By Makiko Yamazaki and Sam Nussey
TOKYO (Reuters) - Western Digital Corp <WDC.O> said on Tuesday it will seek an injunction to block the sale of Toshiba Corp's <6502.T> prized semiconductor business to a rival group, upping the ante in an acrimonious battle with its chip venture partner.
The latest legal action by the U.S. firm, which jointly invests in Toshiba's main chip plant, comes in the wake of the Japanese conglomerate's decision last week to sell the semiconductor unit to a consortium led by Bain Capital LP.
The $18 billion agreement with the Bain group is, however, still unsigned, with Toshiba telling its main banks this week that Apple Inc <AAPL.O>, a member of the consortium and an important client, had yet to agree to key terms.

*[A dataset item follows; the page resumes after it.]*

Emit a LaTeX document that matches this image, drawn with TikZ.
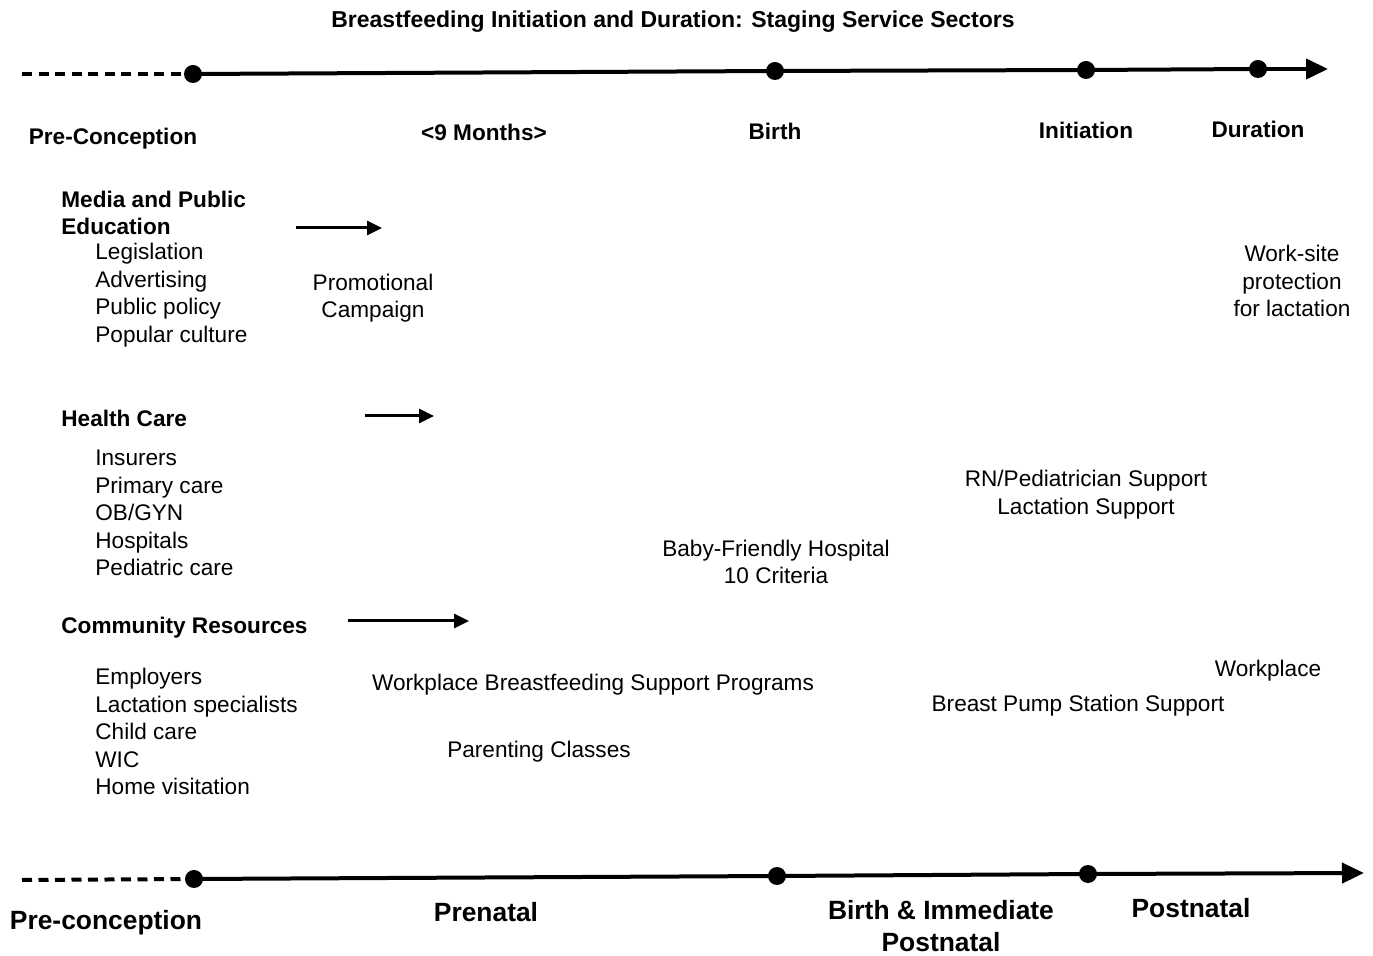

Western Digital's injunction is being sought with the International Court of Arbitration, where the California-based company, which argues no deal can be done without its consent, initiated proceedings against its partner earlier this year.
A panel of three arbitrators may be formed as early as this week and a decision on the injunction could come late this year, which would be before any deal is finalised, a source familiar with the matter said, declining to be identified due to the sensitivity of the mattter. A final ruling on the dispute is not expected before 2019.
The highly contentious auction process underscores how high the stakes are as rival suitors, the Japanese government and Toshiba's creditor banks all squabble over the world's second biggest producer of NAND memory chips.
For Toshiba, a signed deal would come not a moment too soon as it needs to raise billions of dollars to cover liabilities arising from its now bankrupt U.S. nuclear unit Westinghouse before the end of the financial year in March. If it fails to do that, it could be delisted.
Even if Toshiba manages to sign the deal with the Bain group imminently, it is still cutting it fine as regulatory reviews often take six months.
For its part, Western Digital, one of world's leading makers of hard disk drives, paid some $16 billion last year to acquire SanDisk, Toshiba's chip joint venture partner since 2000 and sees chips as a key pillar of growth.
At some points during the nine-month auction process, the consortium backed by Western Digital and which also includes KKR & Co <KKR.N> had looked liked it was the front-runner to win. But the U.S. firm, whose relationship with Toshiba has rapidly deteriorated, would not agree to limits to any future stake in the chip business that Toshiba had demanded, sources have said.
Just last week, Western Digital filed a fresh arbitration request seeking to stop Toshiba from investing in a new chip facility in Yokkaichi, Japan, unless SanDisk was also allowed to invest.
Toshiba said in August it decided to invest in the new line without Western Digital as they "failed to reach agreement" on joint investment.
Western Digital previously sought an injunction from a California state court to block any sale of the chip unit without its consent. The court ordered Toshiba in July to give Western Digital two weeks' notice before any deal is closed.